Publication Title
Revoicing the alien in documentaries. Cultural agency, norms and the translation of audiovisual reality
Publication Type
PhD thesis
Year of publication
2000
City
Language(s)

English

Modalities
Source
BITRA
Abstract
Voice-over translations require flexibility from Translation Studies. It is impossible to talk about documentary translation without going into the media dynamics, into questions of rhetoric, into cultural issues. All these fascinating fields of study are related, although some might claim that this is not the case, and voice-over translations promote the exchange. They have a central position in our perception of the world, of ourselves and of the other. A study of documentaries about Brazil produced by West Europeans and translated for the French and German Western European communities is clearly not enough to illustrate the dynamics of voice-over translations fully. Neither is it capable of assuming that findings are definitive of exhaustive.

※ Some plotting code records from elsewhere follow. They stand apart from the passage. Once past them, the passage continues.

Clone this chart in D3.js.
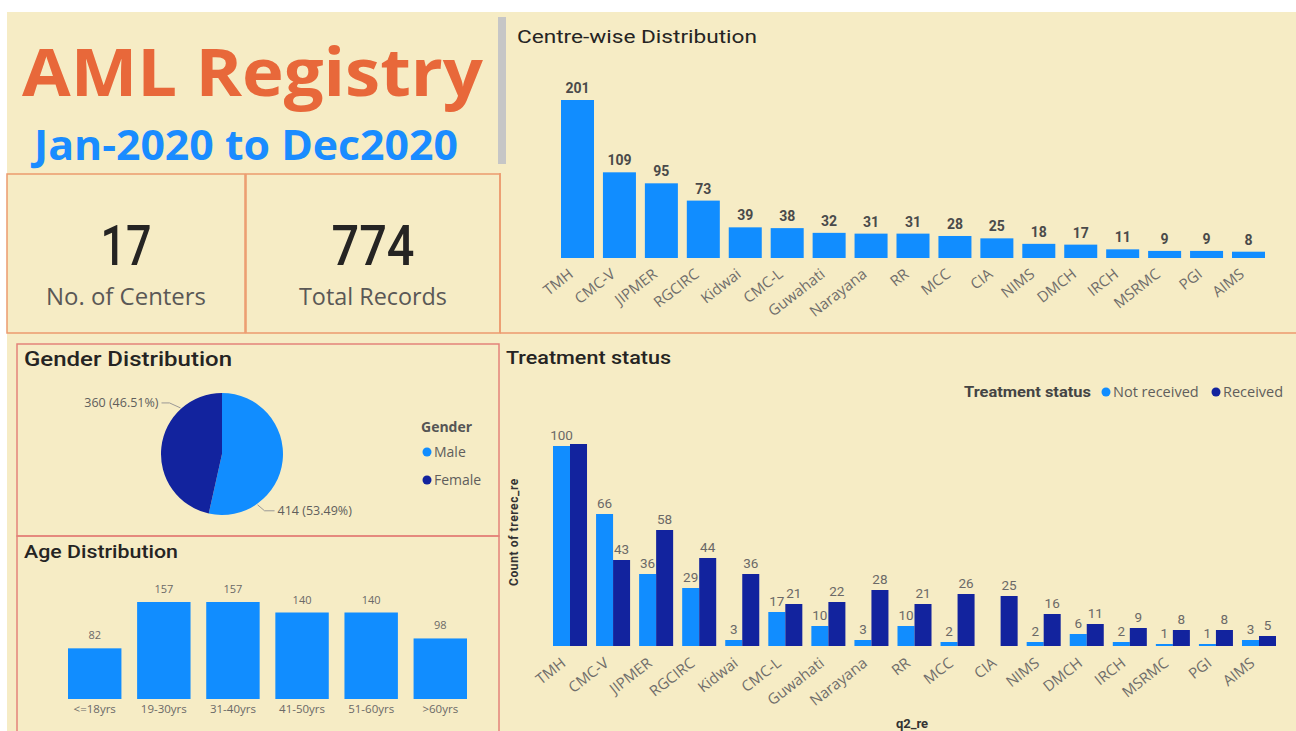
<!DOCTYPE html>
<html>
<head>
<meta charset="utf-8">
<script src="https://cdn.jsdelivr.net/npm/d3@7"></script>
<style>
  body { margin: 0; background: #fff; }
  svg { display: block; }
</style>
</head>
<body>
<svg id="dash" width="1296" height="731"></svg>
<script>
'use strict';

const centres = ["TMH", "CMC-V", "JIPMER", "RGCIRC", "Kidwai", "CMC-L", "Guwahati", "Narayana", "RR", "MCC", "CIA", "NIMS", "DMCH", "IRCH", "MSRMC", "PGI", "AIMS"];
const centreTotals = [201, 109, 95, 73, 39, 38, 32, 31, 31, 28, 25, 18, 17, 11, 9, 9, 8];
const notReceived = [100, 66, 36, 29, 3, 17, 10, 3, 10, 2, 0, 2, 6, 2, 1, 1, 3];
const received = [101, 43, 58, 44, 36, 21, 22, 28, 21, 26, 25, 16, 11, 9, 8, 8, 5];
const hiddenReceivedLabels = ["TMH"];
const ageGroups = ["<=18yrs", "19-30yrs", "31-40yrs", "41-50yrs", "51-60yrs", ">60yrs"];
const ageCounts = [82, 157, 157, 140, 140, 98];
const genders = ["Male", "Female"];
const genderCounts = [414, 360];
const kpiValues = ["17", "774"];
const kpiNames = ["No. of Centers", "Total Records"];
const treatmentKeys = ["Not received", "Received"];

const LIGHT = "#118dff", DARK = "#12239e";
const CREAM = "#f6ecc5";
const SEGOE = "'Open Sans', 'Noto Sans', sans-serif";
const DIN = "Roboto, 'Noto Sans', sans-serif";

const svg = d3.select("#dash");

svg.append("rect").attr("x", 7).attr("y", 12).attr("width", 1289).attr("height", 719).attr("fill", CREAM);

// ---- header
svg.append("text").attr("x", 22).attr("y", 96)
    .attr("textLength", 461).attr("lengthAdjust", "spacingAndGlyphs")
    .style("font", `bold 67px ${SEGOE}`).attr("fill", "#e8683a")
    .text("AML Registry");
svg.append("text").attr("x", 34).attr("y", 160)
    .attr("textLength", 424).attr("lengthAdjust", "spacingAndGlyphs")
    .style("font", `bold 42px ${SEGOE}`).attr("fill", "#1a8cff")
    .text("Jan-2020 to Dec2020");
svg.append("rect").attr("x", 498).attr("y", 17).attr("width", 8).attr("height", 147).attr("fill", "#c6c6c6");

// ---- KPI cards
const cards = [{ x: 7, w: 238, tw: 51, lw: 160 }, { x: 246, w: 254, tw: 83, lw: 148 }];
cards.forEach((c, i) => {
    svg.append("rect").attr("x", c.x).attr("y", 174).attr("width", c.w).attr("height", 159)
        .attr("fill", "none").attr("stroke", "#ec9a6e").attr("stroke-width", 1.5);
    const cx = c.x + c.w / 2;
    svg.append("text").attr("x", cx - c.tw / 2).attr("y", 265)
        .attr("textLength", c.tw).attr("lengthAdjust", "spacingAndGlyphs")
        .style("font", `500 55px ${DIN}`).attr("fill", "#252423").text(kpiValues[i]);
    svg.append("text").attr("x", cx - c.lw / 2).attr("y", 305)
        .attr("textLength", c.lw).attr("lengthAdjust", "spacingAndGlyphs")
        .style("font", `24px ${SEGOE}`).attr("fill", "#5a5856").text(kpiNames[i]);
});
svg.append("line").attr("x1", 500).attr("x2", 1296).attr("y1", 333).attr("y2", 333)
    .attr("stroke", "#ec9a6e").attr("stroke-width", 1.5);
svg.append("line").attr("x1", 500).attr("x2", 500).attr("y1", 173).attr("y2", 333)
    .attr("stroke", "#ec9a6e").attr("stroke-width", 1.5);

// rotated category labels, Power BI style
function slantLabels(g) {
    g.select(".domain").remove();
    g.selectAll("text")
        .attr("text-anchor", "end").attr("dy", "0.55em").attr("dx", "-0.7em")
        .attr("transform", "rotate(-38)")
        .style("font", `15px ${SEGOE}`).attr("fill", "#706e6b");
}

// ---- Centre-wise Distribution
svg.append("text").attr("x", 517).attr("y", 43)
    .attr("textLength", 240).attr("lengthAdjust", "spacingAndGlyphs")
    .style("font", `18px ${DIN}`).attr("fill", "#252423").text("Centre-wise Distribution");

const xc = d3.scaleBand().domain(centres).range([561, 1265]).paddingInner(0.213).paddingOuter(0);
const yc = d3.scaleLinear().domain([0, 201]).range([258, 100]);
const centreG = svg.append("g");
centreG.selectAll("rect").data(centres).join("rect")
    .attr("x", d => xc(d)).attr("width", xc.bandwidth())
    .attr("y", (d, i) => yc(centreTotals[i])).attr("height", (d, i) => yc(0) - yc(centreTotals[i]))
    .attr("fill", LIGHT);
centreG.selectAll("text.val").data(centres).join("text").attr("class", "val")
    .attr("x", d => xc(d) + xc.bandwidth() / 2).attr("y", (d, i) => yc(centreTotals[i]) - 7)
    .attr("text-anchor", "middle").style("font", `bold 14px ${DIN}`).attr("fill", "#4a4a4a")
    .text((d, i) => centreTotals[i]);
svg.append("g").attr("transform", "translate(0,263)")
    .call(d3.axisBottom(xc).tickSize(0).tickPadding(0))
    .call(slantLabels);

// ---- Gender Distribution
svg.append("rect").attr("x", 17).attr("y", 344).attr("width", 482).attr("height", 192)
    .attr("fill", "none").attr("stroke", "#e3837a").attr("stroke-width", 1.5);
svg.append("text").attr("x", 24).attr("y", 366)
    .attr("textLength", 208).attr("lengthAdjust", "spacingAndGlyphs")
    .style("font", `500 21px ${DIN}`).attr("fill", "#252423").text("Gender Distribution");

const pieG = svg.append("g").attr("transform", "translate(222,454)");
const R = 61;
const color = d3.scaleOrdinal().domain(genders).range([LIGHT, DARK]);
const arcs = d3.pie().sort(null)(genderCounts);
const arc = d3.arc().innerRadius(0).outerRadius(R);
pieG.selectAll("path").data(arcs).join("path")
    .attr("d", arc).attr("fill", (d, i) => color(genders[i]));

const total = d3.sum(genderCounts);
const edge = (deg, r) => [r * Math.sin(deg * Math.PI / 180), -r * Math.cos(deg * Math.PI / 180)];
// leader lines: male bottom-right, female top-left
const leaders = [
    { ang: 145, pts: [[0, 0], [7, 6], [17, 6]], anchor: "start", tx: 20 },
    { ang: -42, pts: [[0, 0], [-11, -5], [-19, -5]], anchor: "end", tx: -22 }
];
leaders.forEach((l, i) => {
    const [ex, ey] = edge(l.ang, R + 1);
    const pts = l.pts.map(p => [ex + p[0], ey + p[1]]);
    pieG.append("path").attr("d", d3.line()(pts)).attr("fill", "none").attr("stroke", "#9a9896").attr("stroke-width", 1);
    pieG.append("text").attr("x", ex + l.tx).attr("y", ey + l.pts[2][1]).attr("dy", "0.35em")
        .attr("text-anchor", l.anchor).style("font", `12.5px ${SEGOE}`).attr("fill", "#605e5c")
        .text(`${genderCounts[i]} (${(genderCounts[i] / total * 100).toFixed(2)}%)`);
});

const legG = svg.append("g").attr("transform", "translate(421,0)");
legG.append("text").attr("x", 0).attr("y", 432).style("font", `bold 14px ${SEGOE}`).attr("fill", "#555").text("Gender");
genders.forEach((g, i) => {
    legG.append("circle").attr("cx", 6).attr("cy", 452 + i * 28).attr("r", 4.5).attr("fill", color(g));
    legG.append("text").attr("x", 13).attr("y", 452 + i * 28).attr("dy", "0.35em")
        .style("font", `14px ${SEGOE}`).attr("fill", "#605e5c").text(g);
});

// ---- Age Distribution
svg.append("rect").attr("x", 17).attr("y", 536).attr("width", 482).attr("height", 205)
    .attr("fill", "none").attr("stroke", "#e3837a").attr("stroke-width", 1.5);
svg.append("text").attr("x", 24).attr("y", 558)
    .attr("textLength", 154).attr("lengthAdjust", "spacingAndGlyphs")
    .style("font", `500 19px ${DIN}`).attr("fill", "#252423").text("Age Distribution");

const xa = d3.scaleBand().domain(ageGroups).range([68, 467]).paddingInner(0.227).paddingOuter(0);
const ya = d3.scaleLinear().domain([0, 157]).range([699, 602]);
svg.append("g").selectAll("rect").data(ageGroups).join("rect")
    .attr("x", d => xa(d)).attr("width", xa.bandwidth())
    .attr("y", (d, i) => ya(ageCounts[i])).attr("height", (d, i) => ya(0) - ya(ageCounts[i]))
    .attr("fill", LIGHT);
svg.append("g").selectAll("text").data(ageGroups).join("text")
    .attr("x", d => xa(d) + xa.bandwidth() / 2).attr("y", (d, i) => ya(ageCounts[i]) - 9)
    .attr("text-anchor", "middle").style("font", `11px ${SEGOE}`).attr("fill", "#6b6967")
    .text((d, i) => ageCounts[i]);
svg.append("g").attr("transform", "translate(0,704)").call(d3.axisBottom(xa).tickSize(0).tickPadding(0))
    .call(g => g.select(".domain").remove())
    .selectAll("text").attr("dy", "0.75em")
    .style("font", `11.5px ${SEGOE}`).attr("fill", "#6b6967");

// ---- Treatment status
svg.append("text").attr("x", 506).attr("y", 364)
    .attr("textLength", 165).attr("lengthAdjust", "spacingAndGlyphs")
    .style("font", `500 19px ${DIN}`).attr("fill", "#252423").text("Treatment status");

const x0 = d3.scaleBand().domain(centres).range([553, 1276]).paddingInner(0.21).paddingOuter(0);
const x1 = d3.scaleBand().domain(treatmentKeys).range([0, x0.bandwidth()]);
const yt = d3.scaleLinear().domain([0, 100]).range([646, 446]);
const tColor = d3.scaleOrdinal().domain(treatmentKeys).range([LIGHT, DARK]);

const rows = centres.map((c, i) => ({ centre: c, values: [notReceived[i], received[i]] }));
const grp = svg.append("g").selectAll("g").data(rows).join("g")
    .attr("transform", d => `translate(${x0(d.centre)},0)`);
grp.selectAll("rect").data(d => d.values.map((v, k) => ({ key: treatmentKeys[k], v }))).join("rect")
    .attr("x", d => x1(d.key)).attr("width", x1.bandwidth())
    .attr("y", d => yt(d.v)).attr("height", d => yt(0) - yt(d.v))
    .attr("fill", d => tColor(d.key));
grp.selectAll("text").data(d => d.values.map((v, k) => ({ key: treatmentKeys[k], v, centre: d.centre })))
    .join("text")
    .filter(d => d.v > 0 && !(d.key === "Received" && hiddenReceivedLabels.includes(d.centre)))
    .attr("x", d => x1(d.key) + x1.bandwidth() / 2).attr("y", d => yt(d.v) - 6)
    .attr("text-anchor", "middle").style("font", `13.5px ${DIN}`).attr("fill", "#6b6967")
    .text(d => d.v);

svg.append("g").attr("transform", "translate(0,652)")
    .call(d3.axisBottom(x0).tickSize(0).tickPadding(0))
    .call(slantLabels);

svg.append("text").attr("transform", "translate(518,532) rotate(-90)")
    .attr("text-anchor", "middle").style("font", `bold 12px ${DIN}`).style("letter-spacing", "0.6px")
    .attr("fill", "#333").text("Count of trerec_re");
svg.append("text").attr("x", 912).attr("y", 728).attr("text-anchor", "middle")
    .style("font", `bold 13px ${DIN}`).attr("fill", "#333").text("q2_re");

const tl = svg.append("g");
tl.append("text").attr("x", 964).attr("y", 392).attr("dy", "0.35em")
    .attr("textLength", 127).attr("lengthAdjust", "spacingAndGlyphs")
    .style("font", `bold 14px ${DIN}`).attr("fill", "#444").text("Treatment status");
const legX = [1106, 1216];
treatmentKeys.forEach((k, i) => {
    tl.append("circle").attr("cx", legX[i]).attr("cy", 392).attr("r", 4.5).attr("fill", tColor(k));
    tl.append("text").attr("x", legX[i] + 7).attr("y", 392).attr("dy", "0.35em")
        .style("font", `14.5px ${SEGOE}`).attr("fill", "#605e5c").text(k);
});
</script>
</body>
</html>
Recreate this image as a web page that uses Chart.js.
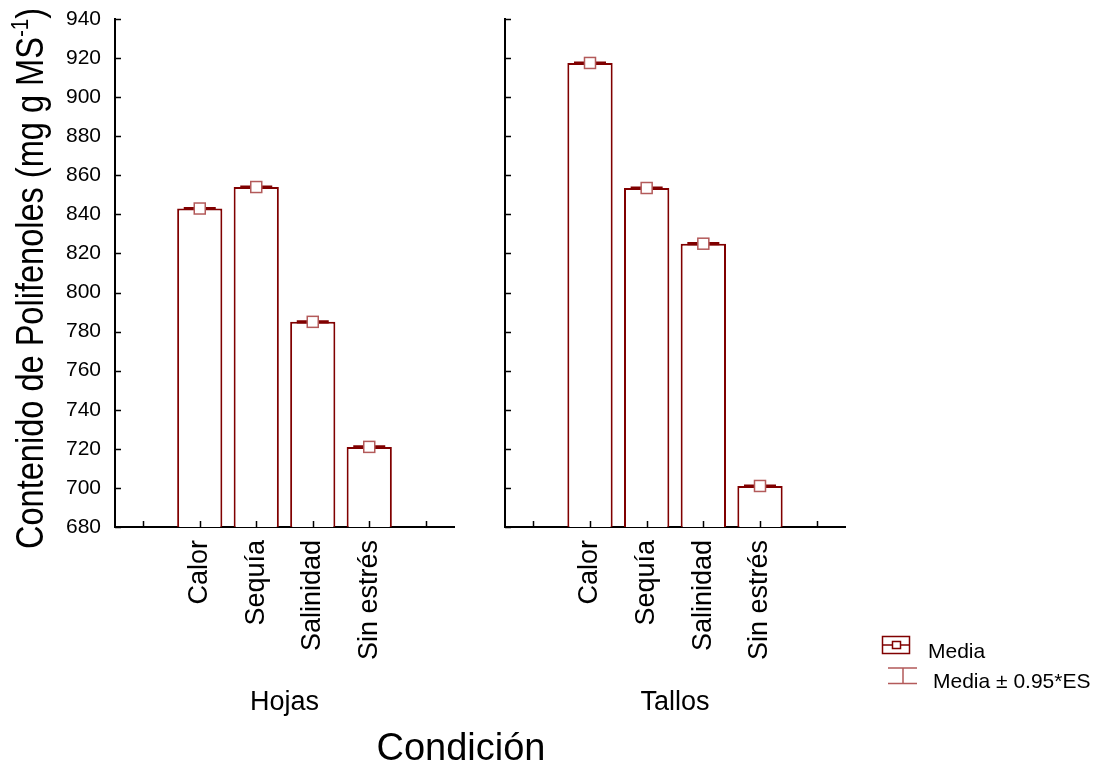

However, in view of the few studies developed so far on the translation of television factual output, and more specifically, on the voice-over translation of audiovisual (claimed) reality, this study can be understood as a first systematic attempt to delineate the principles of such an activity. [...] So, without claiming to have exhausted the topic of voice-over translation as such, but rather acknowledging the specificity and limitation of the corpus, we can now at least locate voice-over translation within the media research., where the phenomenon has not been – so far – a comm on object of study. It may also request some attention whether and to what extent some of the key questions about media translation are also an issue of the voice-over phenomenon. The terminological ambiguity that characterizes the scholarly discourse on “voice-over” demonstrates very well the current state of such a phenomenon. It testifies the little interaction among key areas which deal with the media world, namely Film Studies, Cultural Studies, Discourse Analysis, and Translation Studies, to mention just a few.